Steelers Decision To Sign Wallace Means They Didn’t Consider Malecki A Capable Backup Center

Like many of you, I was pretty shocked when the Pittsburgh Steelers signed offensive lineman Cody Wallace and waived John Malecki on Sunday. However, after going back through some of the preseason games of both players and doing some research, I feel that I now have better understanding of why the move was made.

While Malecki did play much better than I expected him to do during the preseason, you have to remember that he is not a natural center and on top of it all, he is an undersized offensive lineman by NFL standards. Wallace, on the other hand, is a natural center and at 6-4, 300-pounds, he has the build and measurables of an NFL interior lineman.

When Malecki first arrived at the University of Pittsburgh in 2005, he originally played defensive tackle and didn’t make the move over to the offensive side of the ball until 2008. Once he made that move, he only played right guard for two seasons.

When Malecki was signed to the Steelers training camp roster in August of 2011, the team started the process of teaching him the center position. While he did manage to stick around on the practice squad for a couple of seasons, he really didn’t receive extended playing time over the ball in preseason games until this year.

While Malecki is certainly one to be considered an overachiever, new offensive line coach Jack Bicknell Jr. wasn’t shy about talking about his weaknesses in an August interview with the Pittsburgh Tribune-Review.

“More than anything it’s his size and strength,” Bicknell told the paper.

Malecki measured in at his 2010 Pro Day at just under 6-2, and he weighed 298 pounds. While I don’t have his actually measurements, Malecki does not possess long arms or big hands.
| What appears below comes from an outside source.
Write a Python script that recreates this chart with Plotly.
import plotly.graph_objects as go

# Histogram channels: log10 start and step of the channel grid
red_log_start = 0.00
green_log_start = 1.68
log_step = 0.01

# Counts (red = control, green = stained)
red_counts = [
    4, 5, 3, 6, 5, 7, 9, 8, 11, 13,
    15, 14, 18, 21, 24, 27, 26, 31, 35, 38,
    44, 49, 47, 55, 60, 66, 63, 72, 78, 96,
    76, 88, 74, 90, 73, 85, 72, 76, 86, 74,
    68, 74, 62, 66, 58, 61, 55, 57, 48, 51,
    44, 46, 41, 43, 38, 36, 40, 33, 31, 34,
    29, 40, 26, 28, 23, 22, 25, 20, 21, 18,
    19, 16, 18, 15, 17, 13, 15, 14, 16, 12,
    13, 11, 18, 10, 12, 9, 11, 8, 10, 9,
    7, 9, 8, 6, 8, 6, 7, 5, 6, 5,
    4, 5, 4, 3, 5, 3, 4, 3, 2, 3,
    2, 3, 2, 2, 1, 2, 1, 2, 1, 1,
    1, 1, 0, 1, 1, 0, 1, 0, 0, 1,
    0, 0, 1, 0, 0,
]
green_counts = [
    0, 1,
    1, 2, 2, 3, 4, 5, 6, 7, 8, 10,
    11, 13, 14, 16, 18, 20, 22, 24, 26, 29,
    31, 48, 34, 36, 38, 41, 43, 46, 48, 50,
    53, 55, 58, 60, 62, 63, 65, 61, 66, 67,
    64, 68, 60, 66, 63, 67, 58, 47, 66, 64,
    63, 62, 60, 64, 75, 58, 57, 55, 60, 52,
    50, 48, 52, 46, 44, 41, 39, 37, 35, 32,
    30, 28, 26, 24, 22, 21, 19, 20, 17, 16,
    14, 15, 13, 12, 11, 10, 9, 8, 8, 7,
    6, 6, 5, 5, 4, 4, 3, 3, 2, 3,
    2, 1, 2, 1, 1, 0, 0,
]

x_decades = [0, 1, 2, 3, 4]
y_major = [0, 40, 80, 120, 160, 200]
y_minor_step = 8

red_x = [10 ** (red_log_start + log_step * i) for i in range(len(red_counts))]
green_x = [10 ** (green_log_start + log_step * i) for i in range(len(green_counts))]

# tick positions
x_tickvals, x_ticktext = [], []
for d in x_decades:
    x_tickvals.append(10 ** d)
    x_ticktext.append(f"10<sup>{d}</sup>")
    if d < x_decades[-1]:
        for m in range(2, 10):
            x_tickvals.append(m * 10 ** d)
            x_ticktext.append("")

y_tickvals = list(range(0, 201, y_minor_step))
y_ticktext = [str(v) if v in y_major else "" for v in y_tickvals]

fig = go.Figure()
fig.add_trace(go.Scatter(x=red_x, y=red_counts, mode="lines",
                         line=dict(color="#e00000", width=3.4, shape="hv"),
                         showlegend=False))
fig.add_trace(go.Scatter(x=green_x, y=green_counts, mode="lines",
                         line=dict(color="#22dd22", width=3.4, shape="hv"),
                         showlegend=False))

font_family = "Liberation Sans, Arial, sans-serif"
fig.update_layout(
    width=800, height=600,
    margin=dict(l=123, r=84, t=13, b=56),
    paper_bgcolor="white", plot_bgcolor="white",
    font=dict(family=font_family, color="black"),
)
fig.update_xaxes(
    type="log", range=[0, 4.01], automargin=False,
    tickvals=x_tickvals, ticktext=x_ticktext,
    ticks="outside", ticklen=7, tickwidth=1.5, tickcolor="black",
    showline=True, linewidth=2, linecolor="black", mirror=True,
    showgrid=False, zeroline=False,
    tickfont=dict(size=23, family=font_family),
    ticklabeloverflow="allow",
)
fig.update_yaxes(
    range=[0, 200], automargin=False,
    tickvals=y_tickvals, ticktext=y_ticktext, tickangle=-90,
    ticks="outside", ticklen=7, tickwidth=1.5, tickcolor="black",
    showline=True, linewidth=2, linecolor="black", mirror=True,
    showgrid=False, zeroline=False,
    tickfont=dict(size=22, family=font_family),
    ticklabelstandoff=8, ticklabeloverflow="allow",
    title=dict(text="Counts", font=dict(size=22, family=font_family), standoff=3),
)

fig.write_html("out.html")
Wallace, who was originally drafted by the San Francisco 49ers in the fourth round of the 2008 NFL Draft, had actually been on the Steelers radar prior to that draft as Ed Thompson of reported back in March of 2008 that the scrappy Texas A&M product had a pre-draft visit to Pittsburgh lined up that year. Whether or not he ultimately made that visit, I do not know.

While at A&M, Wallace was a three-year starter at center for the Aggies and Rimington Trophy finalist to boot. As for his strength, Wallace was a standout power-lifter in high school, and he did 26 reps of 225 pounds at the 2008 NFL Combine.

When you watch his game tape, you can tell that Wallace is much more comfortable at center than he is at guard, so he definitely will need to improve his position flexibility with the Steelers. However, being as Kelvin Beachum figures to be the first lineman off the bench should either David DeCastro or Ramon Foster go down with an injury, Wallace will be the backup to Maurkice Pouncey at center until the Steelers Swiss Army Knife lineman can master that position as well.

In the end, Malecki wasn’t viewed by the Steelers as a legitimate backup to Pouncey, so that is the reason why they went out and signed Wallace, who they think is. Let’s just now hope that we never have to find out just how good of center Wallace actually is or can be.